Qualitative researchers are often open to allowing participants to influence the topics discussed—to bring up relevant ideas and experiences that the researcher may not have anticipated. It is likely to be just as valuable to invite other stakeholders (such as the organizations described above) to express their ideas.
Conducting research on sensitive topics entails a number of possible challenges, in particular, minimizing possible risk to participants. There are various ways of addressing this, such as thorough provision of information and giving multiple opportunities to opt out, throughout the research process. Researchers may be tempted to screen out those for whom they consider the research may be “risky” or to edit the data collection. However, the ethical principle of respect for autonomy carries the obligation to allow potential participants to make their own decisions about their participation.

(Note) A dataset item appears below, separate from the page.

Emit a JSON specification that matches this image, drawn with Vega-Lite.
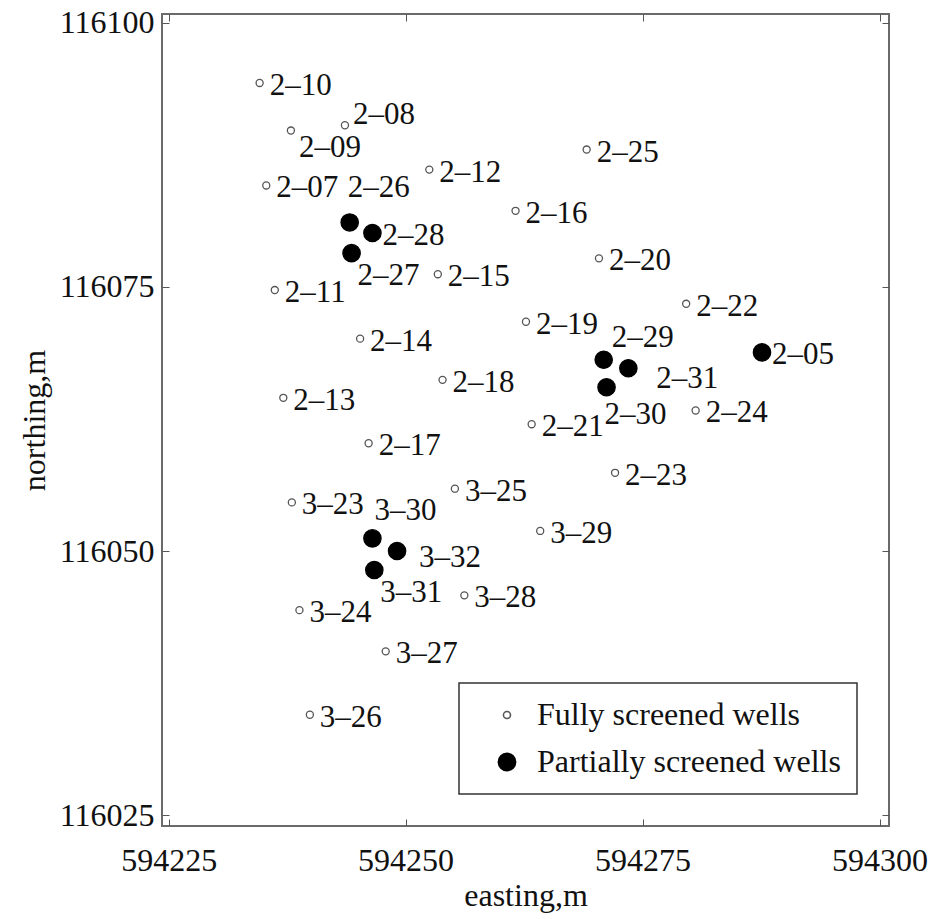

Depending on the topic, recruiting participants may also be difficult, and working with a suitable organization may help through offering assistance and advice to the researcher on specific issues, as well as directly with recruitment and providing support to participants. This will involve establishing a relationship that is mutually beneficial, based on an understanding of what each has to offer the other. Such research collaborations have the potential to greatly enhance the experience for all concerned, but must be built on a foundation of trust and reciprocity.
- Think of a research project that requires the investigation of a sensitive topic. How would you go about finding suitable participants?
- Imagine that you are explaining your research project to a fellow researcher. What are the most important things you would tell them? How might this differ if you were explaining it to a potential participant?
- During an interview the research participant begins to cry. What would you do?
- What might you do to ensure your own safety from distress?